Abstract

The most well-described defect in the pathophysiology of type 2 diabetes is reduced insulin-mediated glycogen synthesis in skeletal muscles. It is unclear whether this defect is primary or acquired secondary to dyslipidemia, hyperinsulinemia, or hyperglycemia. We determined the glycogen synthase (GS) activity; the content of glucose-6-phosphate, glucose, and glycogen; and the glucose transport in satellite cell cultures established from diabetic and control subjects. Myotubes were precultured in increasing insulin concentrations for 4 days and subsequently stimulated acutely by insulin. The present study shows that the basal glucose uptake as well as insulin-stimulated GS activity is reduced in satellite cell cultures established from patients with type 2 diabetes. Moreover, increasing insulin concentrations could compensate for the reduced GS activity to a certain extent, whereas chronic supraphysiological insulin concentrations induced insulin resistance in GS and glucose transport activity.
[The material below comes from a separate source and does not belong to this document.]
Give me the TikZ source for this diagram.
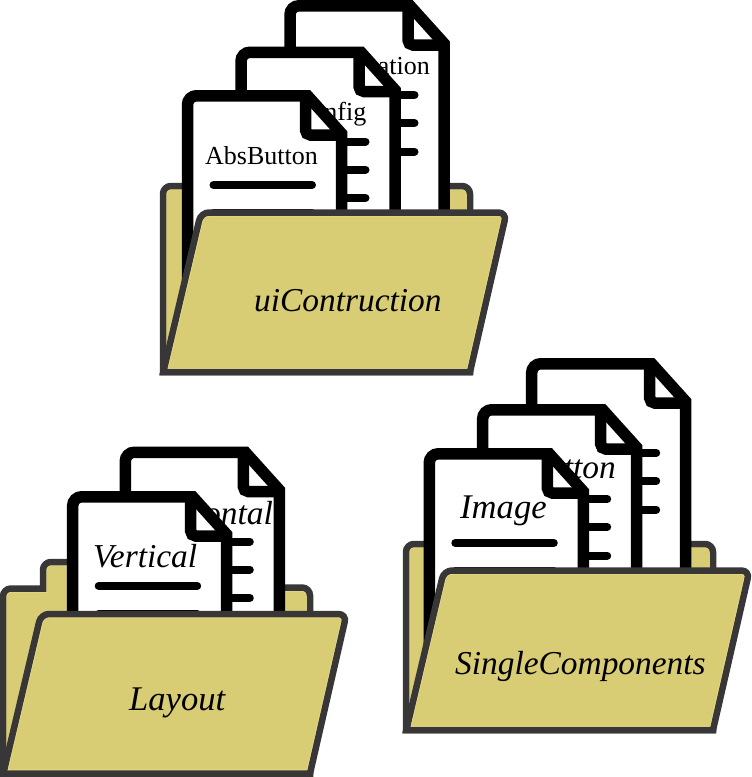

Our data suggest that insulin resistance in patients with type 2 diabetes comprises at least two important defects under physiological insulin concentrations: a reduced glucose transport under basal conditions and a reduced GS activity under acute insulin stimulation, implicating a reduced glucose uptake in the fasting state and a diminished insulin-mediated storage of glucose as glycogen after a meal.